**PROBLEM TO WORK ON:**
Return each line containing the string "this".

**RECORDED DATA:**
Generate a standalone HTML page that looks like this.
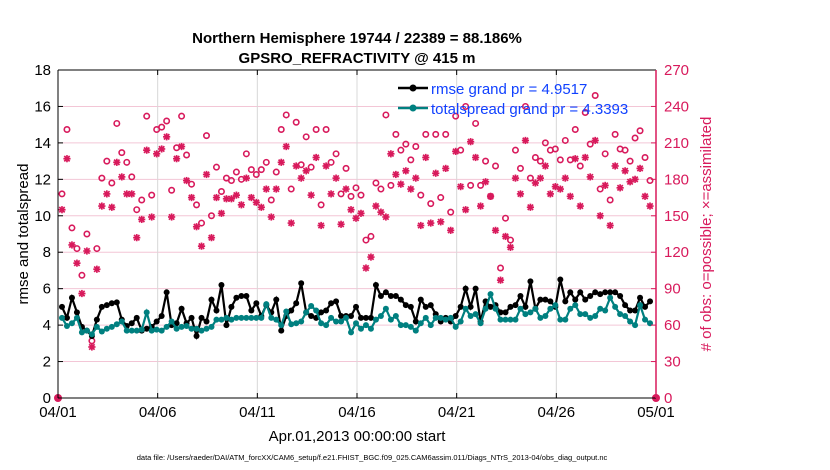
<!DOCTYPE html>
<html><head><meta charset="utf-8"><style>
body{margin:0;background:#fff;}
svg{display:block;font-family:"Liberation Sans",sans-serif;}
</style></head><body>
<svg id="chart" width="830" height="470">
<g id="grid"></g>
<g id="marks"></g>
<g id="axes"></g>
<text x="357" y="43" text-anchor="middle" font-size="15" font-weight="bold">Northern Hemisphere 19744 / 22389 = 88.186%</text>
<text x="357" y="63" text-anchor="middle" font-size="15" font-weight="bold">GPSRO_REFRACTIVITY @ 415 m</text>
<text transform="translate(28,234) rotate(-90)" text-anchor="middle" font-size="15">rmse and totalspread</text>
<text transform="translate(711,234) rotate(-90)" text-anchor="middle" font-size="15" fill="#d81a5c"># of obs: o=possible; ×=assimilated</text>
<text x="357" y="441" text-anchor="middle" font-size="15">Apr.01,2013 00:00:00 start</text>
<text x="372" y="460" text-anchor="middle" font-size="7.5">data file: /Users/raeder/DAI/ATM_forcXX/CAM6_setup/f.e21.FHIST_BGC.f09_025.CAM6assim.011/Diags_NTrS_2013-04/obs_diag_output.nc</text>
<g>
<line x1="398" y1="88" x2="428" y2="88" stroke="#000" stroke-width="2.5"/><circle cx="413" cy="88" r="3.5" fill="#000"/>
<text x="431" y="94" font-size="15" fill="#1041ff">rmse grand pr = 4.9517</text>
<line x1="398" y1="108" x2="428" y2="108" stroke="#008080" stroke-width="2.5"/><circle cx="413" cy="108" r="3.5" fill="#008080"/>
<text x="431" y="114" font-size="15" fill="#1041ff">totalspread grand pr = 4.3393</text>
</g>
</svg>
<script>
const rmse=[5.0,4.4,5.5,4.7,3.9,3.7,3.4,4.3,5.0,5.1,5.2,5.25,4.3,3.95,4.1,4.4,3.7,3.8,3.9,4.2,4.5,5.8,4.0,4.1,4.9,4.1,4.4,3.4,4.4,4.2,5.4,4.8,6.2,4.0,5.0,5.5,5.6,5.6,4.8,5.2,4.5,5.1,4.7,5.4,3.7,4.5,4.8,5.2,6.3,4.7,4.5,4.4,4.7,4.8,5.2,5.3,4.5,4.5,
4.5,5.0,4.4,4.4,4.4,6.2,5.6,5.8,5.6,5.6,5.4,5.1,5.0,4.2,5.4,5.0,5.1,4.6,4.2,4.4,4.2,4.5,5.0,6.0,5.0,6.0,4.2,5.3,5.0,5.1,4.7,4.7,5.0,5.1,5.6,5.0,6.4,4.9,5.4,5.4,5.3,5.0,6.5,5.3,5.8,5.4,5.8,5.4,5.6,5.8,5.7,5.8,5.8,5.8,5.6,5.1,4.8,4.8,5.5,5.0,5.3];
const spread=[4.4,3.95,4.1,4.4,3.6,3.7,3.5,3.9,3.65,3.8,3.9,4.05,4.2,3.7,3.7,3.7,3.75,4.7,3.7,3.75,3.7,3.9,4.2,3.8,3.9,3.95,3.8,3.8,3.7,3.8,3.9,4.3,4.3,4.4,4.3,4.4,4.4,4.4,4.4,4.4,4.4,5.15,4.4,4.3,4.0,4.75,4.05,4.1,4.2,4.7,5.05,4.8,4.1,4.0,4.4,4.2,4.2,4.4,
3.6,4.1,3.8,4.0,3.8,4.3,4.5,4.9,4.3,4.5,4.0,4.0,3.9,3.7,4.1,4.4,4.0,4.4,4.4,4.3,4.4,3.9,4.2,4.9,4.5,4.6,4.1,4.9,5.7,4.9,4.3,4.3,4.3,4.3,4.9,4.6,4.7,4.9,4.4,4.5,4.9,5.1,4.3,4.3,4.9,5.1,4.6,4.6,4.4,4.5,4.9,4.8,5.5,5.0,4.6,4.5,4.2,4.0,5.1,4.3,4.1];
const possible=[168,221,140,123,101,135,47,123,181,195,177,226,202,194,182,155,163,232,167,221,223,228,171,206,232,200,176,159,144,216,150,190,170,181,179,186,180,201,188,184,188,194,163,186,221,233,172,227,192,215,190,221,159,221,194,201,168,189,
166,173,167,130,133,177,172,233,175,217,204,209,196,207,167,217,160,217,165,217,153,232,204,240,175,226,175,195,166,191,107,148,130,204,189,240,181,198,195,210,204,205,196,212,196,221,191,235,209,249,172,201,163,217,205,204,195,214,220,198,179];
const assim=[155,197,126,111,86,121,42,106,158,168,157,194,182,168,168,132,147,204,149,201,205,215,149,197,207,179,165,141,125,184,132,165,152,164,164,167,159,181,165,161,157,172,149,172,194,207,144,191,181,187,167,198,142,191,168,181,143,172,
155,148,152,107,116,158,153,149,201,184,176,187,172,181,142,198,144,185,145,189,138,203,174,155,211,198,158,178,166,138,97,133,124,181,168,212,157,177,181,191,168,174,172,181,166,197,158,198,182,212,150,175,142,191,173,187,178,180,189,166,158];
const xTicks=["04/01","04/06","04/11","04/16","04/21","04/26","05/01"];
const yTicks=[0,2,4,6,8,10,12,14,16,18];
const rTicks=[0,30,60,90,120,150,180,210,240,270];
const X0=58,X1=656,Y0=398,Y1=70,NS="http://www.w3.org/2000/svg";
const xDay=d=>X0+(X1-X0)*d/30;
const xIdx=i=>xDay((i+0.8)/4);
const yL=v=>Y0-(Y0-Y1)*v/18;
const yR=v=>Y0-(Y0-Y1)*v/270;
function mk(t,a,p){const e=document.createElementNS(NS,t);for(const k in a)e.setAttribute(k,a[k]);p.appendChild(e);return e;}
const grid=document.getElementById('grid'),marks=document.getElementById('marks'),axes=document.getElementById('axes');
rTicks.forEach(v=>{if(v>0&&v<270){const l=mk('line',{x1:X0,x2:X1,y1:yR(v),y2:yR(v),stroke:'#f3c6d6','stroke-width':1},grid);

}});
xTicks.forEach((t,i)=>{const x=xDay(i*5);if(i>0&&i<6){const l=mk('line',{x1:x,x2:x,y1:Y1,y2:Y0,stroke:'#d8d8d8','stroke-width':1},grid);

}
const tx=mk('text',{x:x,y:417,'text-anchor':'middle','font-size':15},axes);tx.textContent=t;


mk('line',{x1:x,x2:x,y1:Y0,y2:Y0-5,stroke:'#000'},axes);mk('line',{x1:x,x2:x,y1:Y1,y2:Y1+5,stroke:'#000'},axes);});
yTicks.forEach(v=>{const y=yL(v);const tx=mk('text',{x:51,y:y+5,'text-anchor':'end','font-size':15},axes);tx.textContent=v;


mk('line',{x1:X0,x2:X0+5,y1:y,y2:y,stroke:'#000'},axes);});
rTicks.forEach(v=>{const y=yR(v);const tx=mk('text',{x:664,y:y+5,'font-size':15,fill:'#d81a5c'},axes);tx.textContent=v;


mk('line',{x1:X1-5,x2:X1,y1:y,y2:y,stroke:'#d81a5c'},axes);});
mk('line',{x1:X0,x2:X1,y1:Y0,y2:Y0,stroke:'#000'},axes);
mk('line',{x1:X0,x2:X1,y1:Y1,y2:Y1,stroke:'#000'},axes);
mk('line',{x1:X0,x2:X0,y1:Y1,y2:Y0,stroke:'#000'},axes);
mk('line',{x1:X1,x2:X1,y1:Y1,y2:Y0,stroke:'#d81a5c','stroke-width':1.5},axes);
const pink='#d81a5c';
possible.forEach((v,i)=>{const c=mk('circle',{cx:xIdx(i),cy:yR(v),r:2.7,fill:'none',stroke:pink,'stroke-width':1.6},marks);

});
assim.forEach((v,i)=>{const x=xIdx(i),y=yR(v);const g=mk('g',{stroke:pink,'stroke-width':1.7},marks);


mk('line',{x1:x-3.6,x2:x+3.6,y1:y,y2:y},g);mk('line',{x1:x,x2:x,y1:y-3.6,y2:y+3.6},g);
mk('line',{x1:x-2.7,x2:x+2.7,y1:y-2.7,y2:y+2.7},g);mk('line',{x1:x-2.7,x2:x+2.7,y1:y+2.7,y2:y-2.7},g);});
function series(arr,col,name){const p=arr.map((v,i)=>xIdx(i)+','+yL(v)).join(' ');
const pl=mk('polyline',{points:p,fill:'none',stroke:col,'stroke-width':2.2},marks);


arr.forEach((v,i)=>{const c=mk('circle',{cx:xIdx(i),cy:yL(v),r:3,fill:col},marks);

});}
series(rmse,'#000','rmse');
series(spread,'#008080','totalspread');
[0,30].forEach(d=>{const c=mk('circle',{cx:xDay(d),cy:Y0,r:4,fill:pink},marks);

});
</script>
</body></html>
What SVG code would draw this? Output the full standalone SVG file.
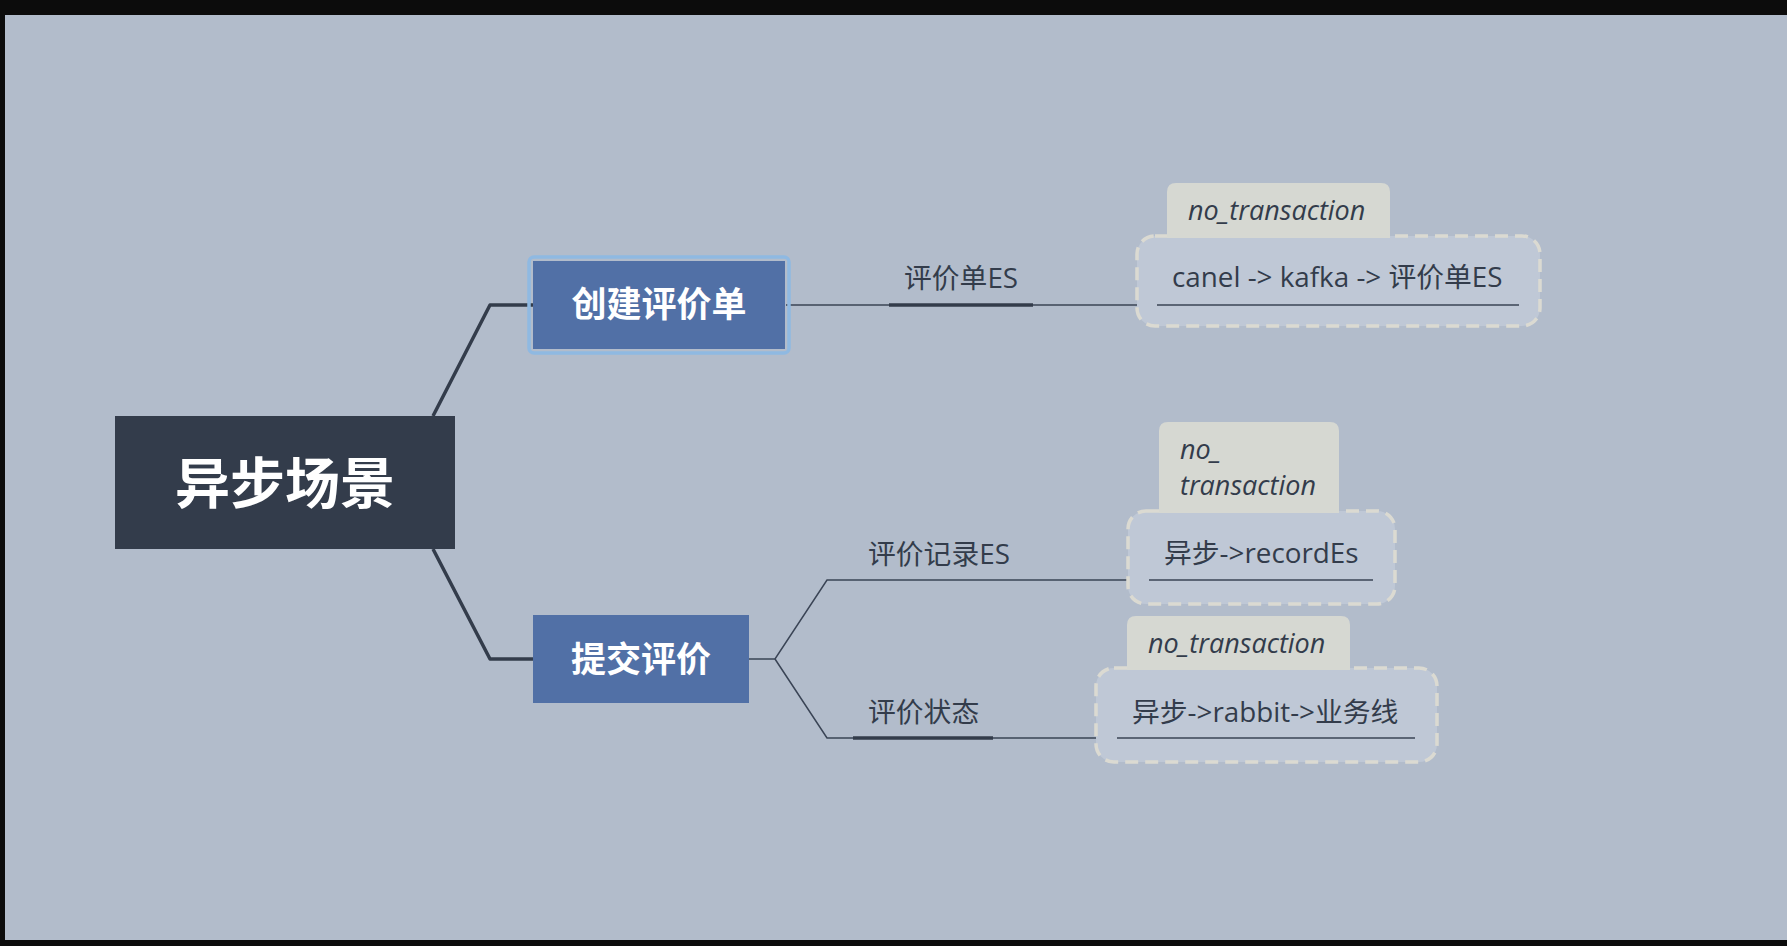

**RESPONSE BELOW:**
Generate a standalone HTML page that looks like this.
What SVG code would draw this? Output the full standalone SVG file.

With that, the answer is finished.